Counting down the weekdays to Super Bowl LI on Feb. 5 in Houston, we look back at the 50 greatest Super Bowl competitors from the ASN family of schools as calculated one year ago. Today: 33.
When Denver Broncos training camp opened in 2013, Chris Clark probably didn’t imagine the role he would play in Denver’s Super Bowl run.
An occasional starter in 2012, Clark was thrust into a key position early on due to an injury to starting left tackle Ryan Clady. That move elevated Clark from a background player to a critical element of Denver’s offensive line.
That offensive line, which protected Peyton Manning, led the NFL in fewest sacks allowed (20) and in games without a sack (six) through the 2013 season. In fact, that line didn’t allow Manning to get hit or sacked in the AFC Championship game against the New England Patriots.
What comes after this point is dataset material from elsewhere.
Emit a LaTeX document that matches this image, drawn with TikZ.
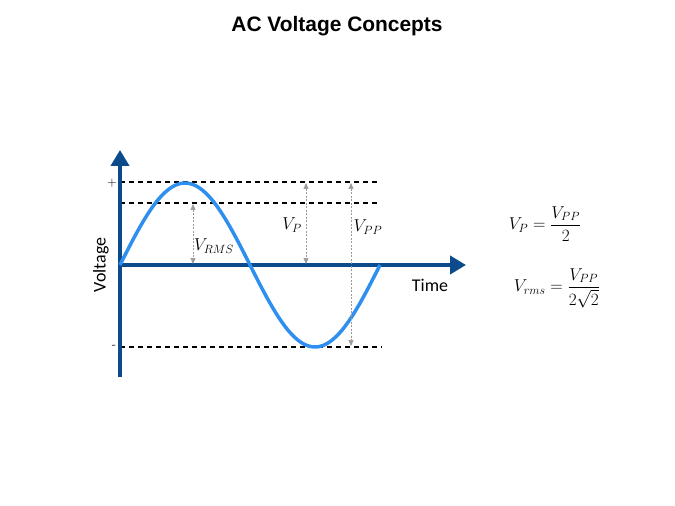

Clark, who played left tackle through high school and college, played both guard and tackle in the NFL, but Clady’s injury allowed him to move back into his preferred position at left tackle.
“I know a lot of people on the outside looking in don’t think that’s a big deal, but it is,” Clark told Woody Paige and Les Shapiro on The Sports Show in 2014.
“When you’re at guard, everything is right now and in your face, so it’s not much moving, it’s more of a hands game with power. At tackle, you have to be more balanced and you have to play with more speed and you have to move backward. It’s more of a retreat game than an in-your-face-game. It’s a totally different process from guard to tackle.”
Clark, an All-Conference USA selection as a left tackle for Southern Miss, entered the NFL as an undrafted free agent. He played two seasons on the practice squads of the Tampa Bay Buccaneers and Minnesota Vikings before the Broncos picked him up off waivers in 2010. He stayed in Denver for four seasons before being traded to the Houston Texans in 2015.
The Broncos lost Super Bowl XLVIII, 43-8, to the Seattle Seahawks. The offensive line allowed only one sack, but Manning was intercepted twice and Seattle forced three Denver fumbles.
He became the 12th Southern Miss player to appear in a Super Bowl.
“This is an amazing feeling,” Clark said in an ESPN story in 2014. “As a kid, you dream of things like this and hope it will come up one day. Now that’s it’s finally here, man, I’m definitely enjoying it. You have to be about your business also, but I’m definitely enjoying the moment, because I know it’s a short moment.”
Jill R. Dorson is a freelance writer based in San Diego.